Gıda güvenliğini ihlal eden işletmelere uygulanan cezalar da caydırıcı olmaktan uzak görünüyor. Bu tarz ciddi ihlallerin ardından firmalara verilen cezaların yetersizliği, aynı hataların tekrar edilmesine yol açıyor. Büyük zincirlerin bile bu denli ihmalci olabilmesi, cezaların caydırıcı olmadığını ortaya koyuyor. Gıda sektöründe halkın sağlığı ile oynayan işletmelere yönelik cezaların çok daha ağır ve etkin olması gerektiği aşikâr.

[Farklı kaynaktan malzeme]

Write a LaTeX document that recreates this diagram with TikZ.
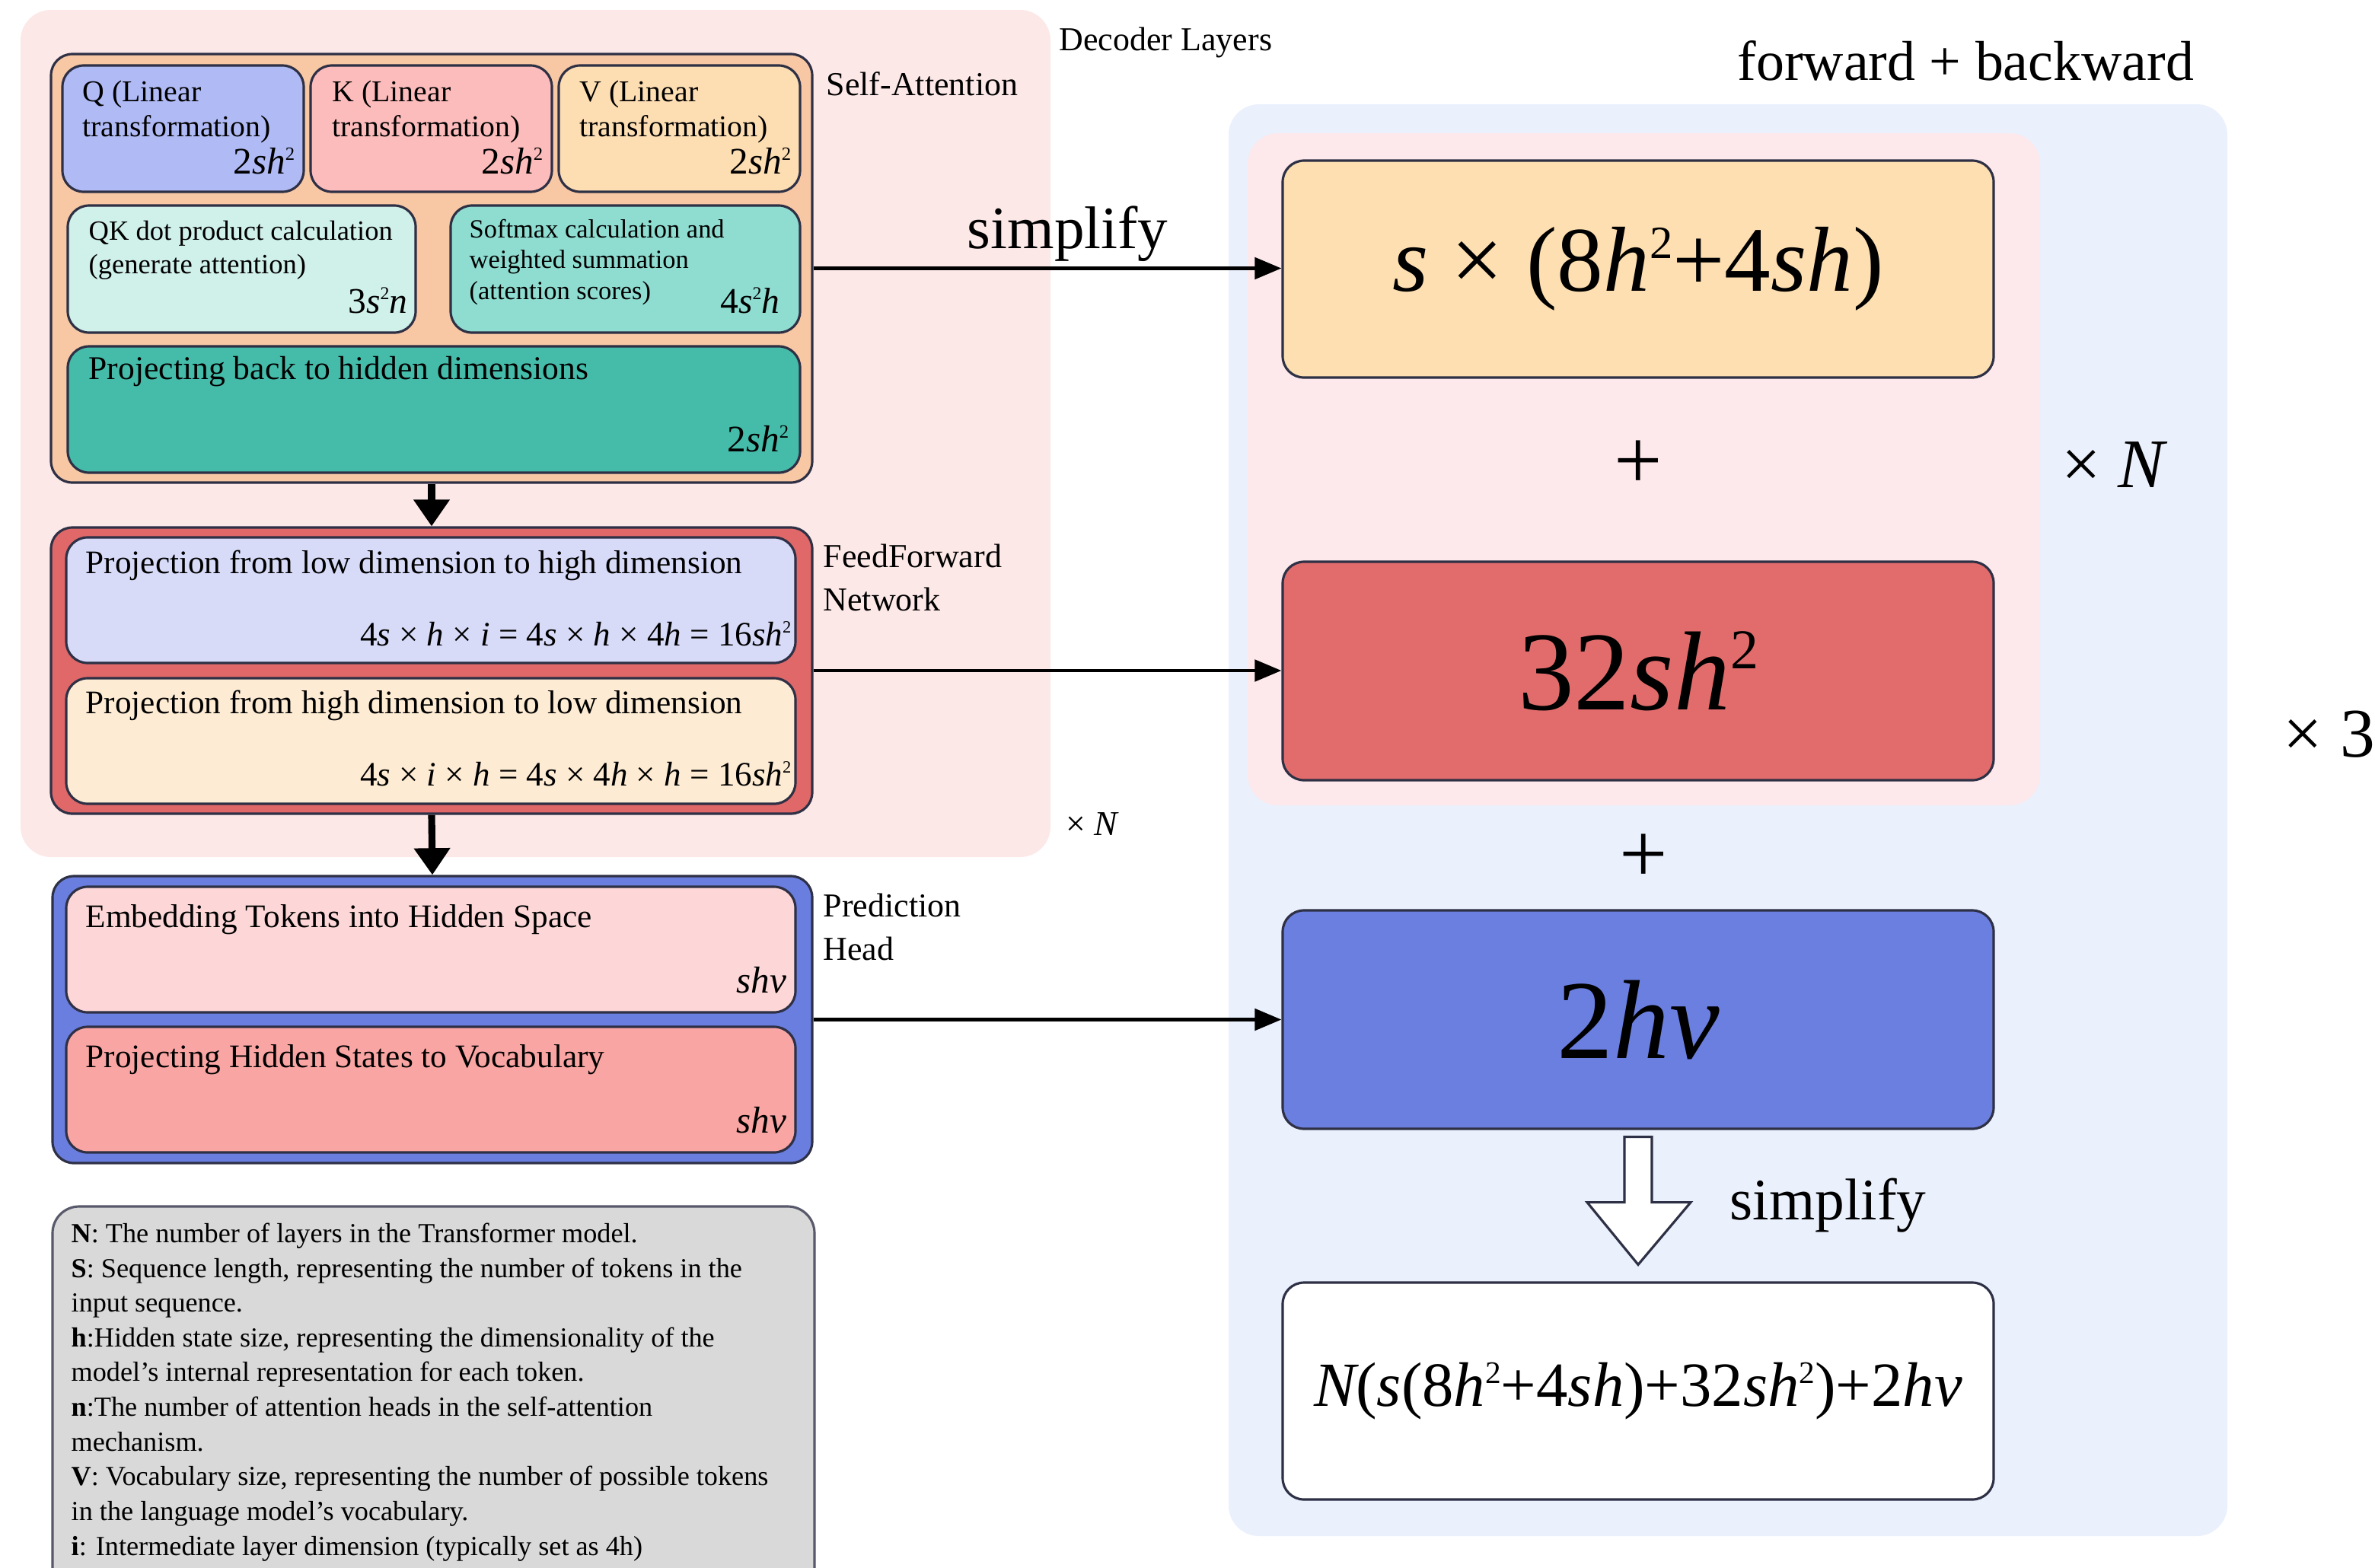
\documentclass[tikz,border=0pt]{standalone}
\usepackage{fontspec}
\setmainfont{Liberation Serif}
\usetikzlibrary{fit,arrows.meta,calc}

\definecolor{edge}{HTML}{2E3045}
\definecolor{decbg}{HTML}{FDE8E8}
\definecolor{safill}{HTML}{F8C8A4}
\definecolor{qfill}{HTML}{B0BAF5}
\definecolor{kfill}{HTML}{FDBCBC}
\definecolor{vfill}{HTML}{FDDDB2}
\definecolor{qkfill}{HTML}{D0F0EA}
\definecolor{smfill}{HTML}{8FDDD1}
\definecolor{pbfill}{HTML}{45BBA9}
\definecolor{ffnfill}{HTML}{E06868}
\definecolor{ffafill}{HTML}{D7DBF8}
\definecolor{ffbfill}{HTML}{FDEBD3}
\definecolor{phfill}{HTML}{6A7EE0}
\definecolor{phafill}{HTML}{FDD7D7}
\definecolor{phbfill}{HTML}{F9A5A3}
\definecolor{legfill}{HTML}{D9D9D9}
\definecolor{rbgfill}{HTML}{EAF0FC}
\definecolor{rpkfill}{HTML}{FDE9EB}
\definecolor{bafill}{HTML}{FDDFB1}
\definecolor{bbfill}{HTML}{E26C6C}
\definecolor{bcfill}{HTML}{6B7FE0}

\newcommand\fsz[2]{\fontsize{#1}{#2}\selectfont}
\newcommand\mv[1]{{\itshape #1}}
% small raised square sign, as in the formulas
\newcommand\sqd{\raisebox{0.36em}{\scalebox{0.5}{2}}}

\tikzset{
  panel/.style={draw=edge, line width=0.9pt, rounded corners=0.28cm, inner sep=0pt},
  bgpanel/.style={draw=none, rounded corners=0.4cm, inner sep=0pt},
  lbl/.style={anchor=base west, inner sep=0pt, align=left},
  frm/.style={anchor=base east, inner sep=0pt},
  link/.style={line width=1.4pt, -{Triangle[length=10pt,width=8pt]}},
  flow/.style={line width=2.6pt, -{Triangle[length=10pt,width=13pt]}},
}

\begin{document}
\begin{tikzpicture}[x=0.01cm,y=-0.01cm]
\useasboundingbox (0,0) rectangle (3120,2060);
\fill[white] (0,0) rectangle (3120,2060);

% ---- backgrounds ----
\node[bgpanel, fill=decbg, fit={(27,13) (1380,1126)}] (dec) {};
\node[bgpanel, fill=rbgfill, fit={(1614,137) (2926,2018)}] (rbg) {};
\node[bgpanel, fill=rpkfill, fit={(1639,175) (2680,1058)}] (rpk) {};

% ---- self-attention block ----
\node[panel, fill=safill, fit={(67,71) (1067,634)}] (sa) {};
\node[panel, fill=qfill, fit={(82,86) (399,252)}] (q) {};
\node[panel, fill=kfill, fit={(408,86) (725,252)}] (k) {};
\node[panel, fill=vfill, fit={(734,86) (1051,252)}] (v) {};
\node[panel, fill=qkfill, fit={(89,270) (546,437)}] (qk) {};
\node[panel, fill=smfill, fit={(592,270) (1051,437)}] (sm) {};
\node[panel, fill=pbfill, fit={(89,455) (1051,621)}] (pb) {};

% multi-line labels are placed by the baseline of their last line
\node[lbl, font=\fsz{11.3}{12.8}] (qt) at (108,179) {Q (Linear\\transformation)};
\node[lbl, font=\fsz{11.3}{12.8}] (kt) at (436,179) {K (Linear\\transformation)};
\node[lbl, font=\fsz{11.3}{12.8}] (vt) at (761,179) {V (Linear\\transformation)};
\node[frm, font=\fsz{14}{16}] (qf) at (388,228) {2\mv{sh}\sqd};
\node[frm, font=\fsz{14}{16}] (kf) at (714,228) {2\mv{sh}\sqd};
\node[frm, font=\fsz{14}{16}] (vf) at (1040,228) {2\mv{sh}\sqd};

\node[lbl, font=\fsz{10.4}{12.5}] (qkt) at (116,359) {QK dot product calculation\\(generate attention)};
\node[frm, font=\fsz{13.5}{16}] (qkf) at (536,411) {3\mv{s}\sqd\mv{n}};
\node[lbl, font=\fsz{9.8}{11.4}] (smt) at (616,393) {Softmax calculation and\\weighted summation\\(attention scores)};
\node[frm, font=\fsz{13.5}{16}] (smf) at (1025,411) {4\mv{s}\sqd\mv{h}};
\node[lbl, font=\fsz{12.4}{14}] (pbt) at (116,498) {Projecting back to hidden dimensions};
\node[frm, font=\fsz{14}{16}] (pbf) at (1037,593) {2\mv{sh}\sqd};

% ---- feed-forward block ----
\node[panel, fill=ffnfill, fit={(67,693) (1067,1069)}] (ffn) {};
\node[panel, fill=ffafill, fit={(87,706) (1045,871)}] (ffa) {};
\node[panel, fill=ffbfill, fit={(87,891) (1045,1056)}] (ffb) {};
\node[lbl, font=\fsz{12.3}{14}] (ffat) at (112,753) {Projection from low dimension to high dimension};
\node[frm, font=\fsz{12.8}{15}] (ffaf) at (1040,848) {4\mv{s} × \mv{h} × \mv{i} = 4\mv{s} × \mv{h} × 4\mv{h} = 16\mv{sh}\sqd};
\node[lbl, font=\fsz{12.3}{14}] (ffbt) at (112,937) {Projection from high dimension to low dimension};
\node[frm, font=\fsz{12.8}{15}] (ffbf) at (1040,1032) {4\mv{s} × \mv{i} × \mv{h} = 4\mv{s} × 4\mv{h} × \mv{h} = 16\mv{sh}\sqd};

% ---- prediction head block ----
\node[panel, fill=phfill, fit={(69,1151) (1067,1528)}] (ph) {};
\node[panel, fill=phafill, fit={(87,1165) (1045,1330)}] (pha) {};
\node[panel, fill=phbfill, fit={(87,1349) (1045,1514)}] (phb) {};
\node[lbl, font=\fsz{12.3}{14}] (phat) at (112,1218) {Embedding Tokens into Hidden Space};
\node[frm, font=\fsz{14}{16}] (phaf) at (1034,1304) {\mv{shv}};
\node[lbl, font=\fsz{12.3}{14}] (phbt) at (112,1402) {Projecting Hidden States to Vocabulary};
\node[frm, font=\fsz{14}{16}] (phbf) at (1034,1488) {\mv{shv}};

% ---- block captions ----
\node[lbl, font=\fsz{12.5}{16}] (dect) at (1391,66) {Decoder Layers};
\node[lbl, font=\fsz{12.5}{16}] (sat) at (1085,125) {Self-Attention};
\node[lbl, font=\fsz{12.5}{16.2}] (ffnt) at (1081,802) {FeedForward\\Network};
\node[lbl, font=\fsz{12.5}{16.2}] (pht) at (1081,1261) {Prediction\\Head};
\node[lbl, font=\fsz{13}{16}] (decn) at (1400,1097) {× \mv{N}};

% ---- block-to-block flow ----
\draw[flow] (sa.south) -- (ffn.north);
\draw[flow] (ffn.south) -- (ph.north);

% ---- legend ----
\node[panel, draw=edge!80, fill=legfill, rounded corners=0.35cm, fit={(69,1585) (1070,2110)}] (leg) {};
\node[lbl, font=\fsz{10.3}{12.97}] (legt) at (93,2043) {%
\textbf{N}: The number of layers in the Transformer model.\\
\textbf{S}: Sequence length, representing the number of tokens in the\\
input sequence.\\
\textbf{h}:Hidden state size, representing the dimensionality of the\\
model’s internal representation for each token.\\
\textbf{n}:The number of attention heads in the self-attention\\
mechanism.\\
\textbf{V}: Vocabulary size, representing the number of possible tokens\\
in the language model’s vocabulary.\\
\textbf{i}: Intermediate layer dimension (typically set as 4h)};

% ---- cost summary ----
\node[panel, fill=bafill, fit={(1685,211) (2619,496)}] (b1) {};
\node[panel, fill=bbfill, fit={(1685,738) (2619,1025)}] (b2) {};
\node[panel, fill=bcfill, fit={(1685,1196) (2619,1483)}] (b3) {};
\node[panel, fill=white, fit={(1685,1685) (2619,1970)}] (b4) {};

\node[font=\fsz{34.5}{40}, inner sep=0pt] (b1t) at (b1.center) {\mv{s} × (8\mv{h}\sqd+4\mv{sh})};
\node[font=\fsz{42}{46}, inner sep=0pt] (b2t) at (b2.center) {32\mv{sh}\sqd};
\node[font=\fsz{42}{46}, inner sep=0pt] (b3t) at (b3.center) {2\mv{hv}};
\node[font=\fsz{23.5}{28}, inner sep=0pt] (b4t) at (b4.center) {\mv{N}(\mv{s}(8\mv{h}\sqd+4\mv{sh})+32\mv{sh}\sqd)+2\mv{hv}};

\node[font=\fsz{32}{36}, inner sep=0pt] (plus1) at (2152,611) {+};
\node[font=\fsz{32}{36}, inner sep=0pt] (plus2) at (2159,1128) {+};
\node[lbl, font=\fsz{21}{24}] (fbt) at (2282,105) {forward + backward};
\node[font=\fsz{26}{30}, inner sep=0pt] (xn) at (2776,611) {× \mv{N}};
\node[font=\fsz{26}{30}, inner sep=0pt] (x3) at (3060,965) {× 3};

% ---- connectors into the summary ----
\draw[link] (sa.east) -- (sa.east -| b1.west);
\draw[link] (ffn.east) -- (ffn.east -| b2.west);
\draw[link] (ph.east) -- (ph.east -| b3.west);
\node[lbl, font=\fsz{22.5}{26}] (simp1) at (1270,326) {simplify};

% hollow arrow from the per-block costs to the total
\draw[edge, line width=0.9pt, fill=white]
  ($(b3.south)+(-18,9)$) -- ($(b3.south)+(18,9)$) -- ($(b3.south)+(18,95)$)
  -- ($(b3.south)+(69,95)$) -- ($(b4.north)+(0,-22)$) -- ($(b3.south)+(-67,95)$)
  -- ($(b3.south)+(-18,95)$) -- cycle;
\node[lbl, font=\fsz{22}{26}] (simp2) at (2272,1602) {simplify};
\end{tikzpicture}
\end{document}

SONUÇ OLARAK: HALK SAĞLIĞI ÖNCELİK OLMALI

Bu olay, sadece bir işletme hatası değil, sistemsel bir yetersizliğin yansımasıdır. Halk sağlığı, hükümetin birinci önceliği olmalıdır. Gıda denetimlerinin sıkılaştırılması, cezai yaptırımların caydırıcı hale getirilmesi ve toplumun gıda güvenliği konusunda daha şeffaf bilgilendirilmesi şarttır. Yurttaşlar, ne yediklerini bilmek ve güvenli gıdalara ulaşmak konusunda devletten çok daha fazlasını bekliyor. Gıda güvenliği sağlanamadığı sürece, toplum sağlığı üzerindeki tehditler artarak devam edecektir.